GS: Swinegart has a nice ring to it. Stonegart? Or let’s go full Svenska: Gary Skarsgård.

U & C: A bunch of years back you wrote a book, Super Sad True Love Story, that ended up being a well-researched documentary account of life in contemporary America circa now. Is there a place you’ve been, or a thing you’ve observed, that’s made you sit back and say: “Shiiiiit. I couldn’t top this if I tried”?

GS: All of it. Effing all of it. Let’s just invade Venezuela and get it over with. This “civilization” is finished. I’m done here.
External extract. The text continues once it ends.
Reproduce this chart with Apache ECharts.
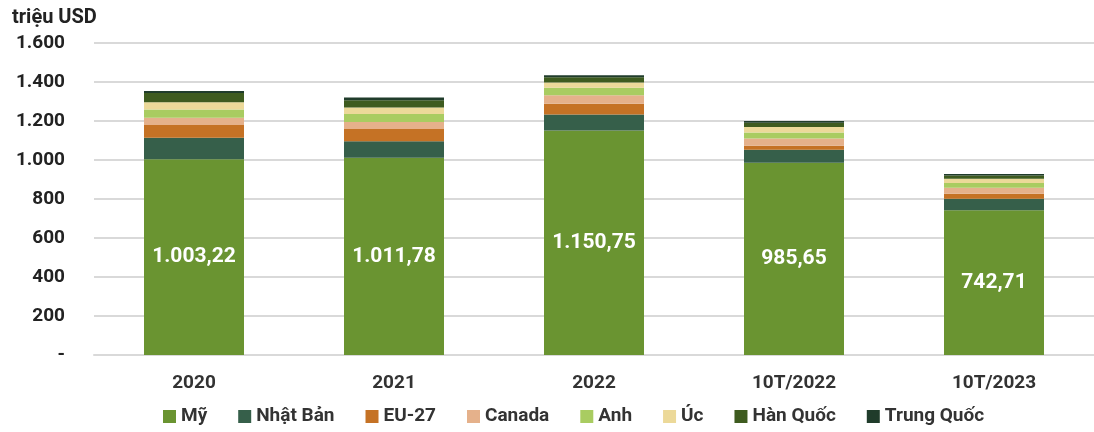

U & C: A lot of your work dances around the issue of Russianness, and what we might call “the Russian soul.” Since we’re housebound, and very unable to travel, how might you suggest we get in touch with this “Russian soul”? Our previous attempts—a lost weekend involving several tubs of off-brand “Belugga” caviar and the first eighty-two pages of The Master and Margarita—ended only in sticky tears.

GS: Drink yourself stupid every night, read books like they still matter, and you too can have a Russian soul. But why bother? There’s kombucha now. Nobody has to suffer.

U & C: The University of Phoenix is offering a feline-focused M.F.A. program online with 0% down payment and a loan interest rate that’s generously pegged to the Kazakhstani tenge. We’re seriously tempted! But do you think (and we won’t tell Columbia, seriously) that there’s even a point to “learning” how to “write”? Is there some sort of test we can take to figure out if we’ve “got what it takes” before we Snapchat them our debit card number?

GS: You can spend your money on heroin or you can get an MFA degree. Some people, though not my cousin Oleg, would benefit more from an MFA degree.

U & C: Speaking of money: it’s a real driving force in a lot of your books. More often than not, it’s acquired by some super shady means. As cats, we don’t have all that many money-feelings; we proudly have our paws out for the dole. What’s your own emotional relationship to money, though, Gary? Is it healthy?

GS: I grew up poor so I do have to think about money. Heroin doesn’t grow on trees. Or does it? I wish I had taken science at Oberlin.